Obama enjoys Ireland visit; tough trip ahead
Nancy Benac | Hagadone News Network | UPDATED 13 years, 5 months AGO
DUBLIN - He downed a pint of Guinness with a distant cousin and checked out centuries-old parish records tracing his family to Ireland. From the tiny village of Moneygall to a huge, cheering crowd in Dublin, President Barack Obama opened his four-nation trip through Europe on Monday with an unlikely homecoming far removed from the grinding politics of Washington and the world.
"My name is Barack Obama, of the Moneygall Obamas, and I've come home to find the apostrophe we lost somewhere along the way," a clearly tickled Obama - make that O'Bama - told the overflow throng at Dublin's College Green with his wife, Michelle, right by him. "We feel very much at home."

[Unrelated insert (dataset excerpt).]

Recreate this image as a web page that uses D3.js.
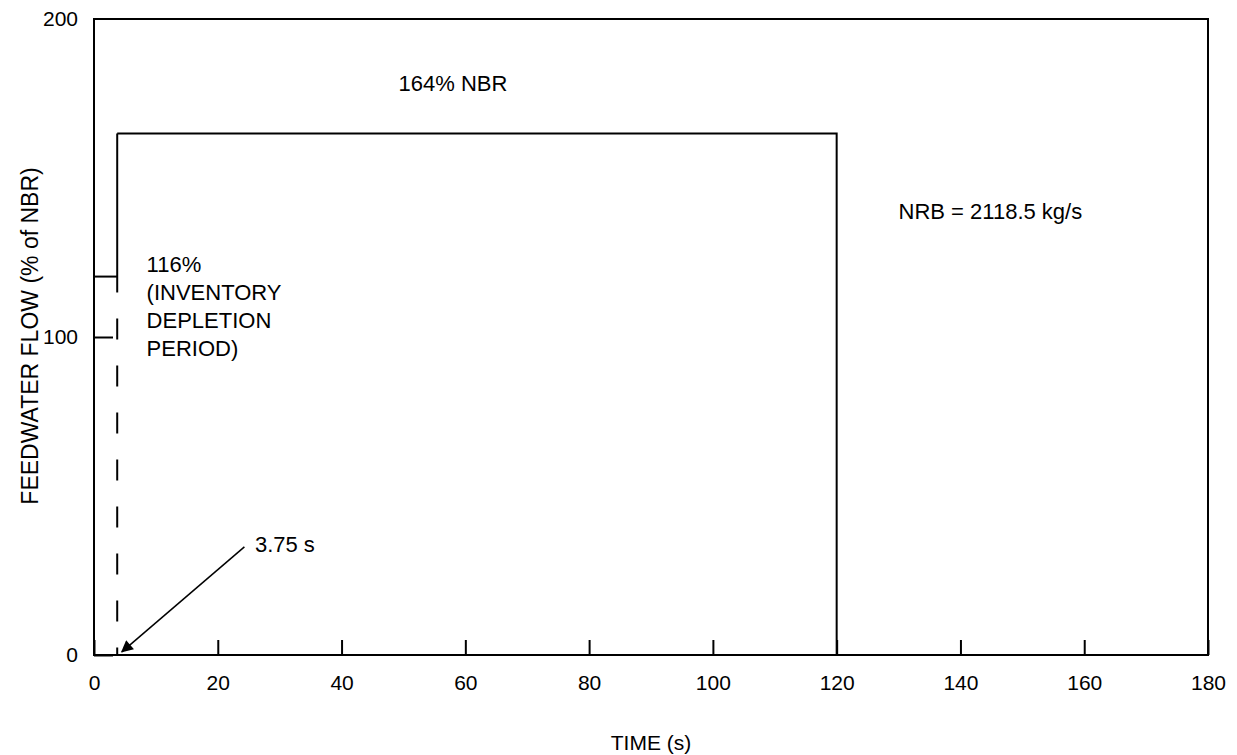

Obama's feel-good indulgence in Ireland came at the start of a four-country, six-day trip that is bound to get into stickier matters as he goes. The only hitch on day one was the threat of a volcanic ash cloud from Iceland that led the president to leave Ireland without even a night's stay and land in England on Monday night.
His high point in Ireland was a helicopter jaunt to Moneygall, population 350 or so, where the president's great-great-great grandfather, Falmouth Kearney, was born and where thousands congregated to welcome the United States' first black president home. Obama met there with his nearest Irish relative, 26-year-old accountant Henry Healy, and they stopped in at Ollie's Bar for a Guinness.
It was a moment and a pint to savor. To the approval of the pub crowd and people all across Ireland watching on television, Obama downed the full pint in four slurps and came away with a foam mustache.
"The president actually killed his pint! He gets my vote," said Christy O'Sullivan, an Irish government clerical worker taking a long lunch break to watch TV footage of Obama's visit. "He's the first president I've actually seen drink the black stuff like he's not ashamed of something."
Michelle Obama, for her part, drank her full half-pint and then got behind the bar herself to serve Moneygall's parish priest, the Rev. Joe Kennedy.
An Irish link is good news for any American politician trying to connect with voters, and particularly for one who's been dogged by questions about whether he was even born in the United States. By some estimates, 35-40 million Americans trace their ancestry to Ireland. While Ireland, population 4.5 million, is a relatively small player on the world stage, this nation roughly the size of West Virginia has been a popular stopping point for modern American presidents ever since John F. Kennedy came in 1963.
It wasn't until the 2008 presidential campaign that Obama discovered he had Irish roots, when a priest of the local Anglican church, Canon Stephen Neill, located the family's baptismal records and established the connection. Falmouth Kearney, who immigrated to the United States in 1850 at the age of 19, is a great-grandfather of Obama on his Kansas-born mother's side. His father was born in Kenya.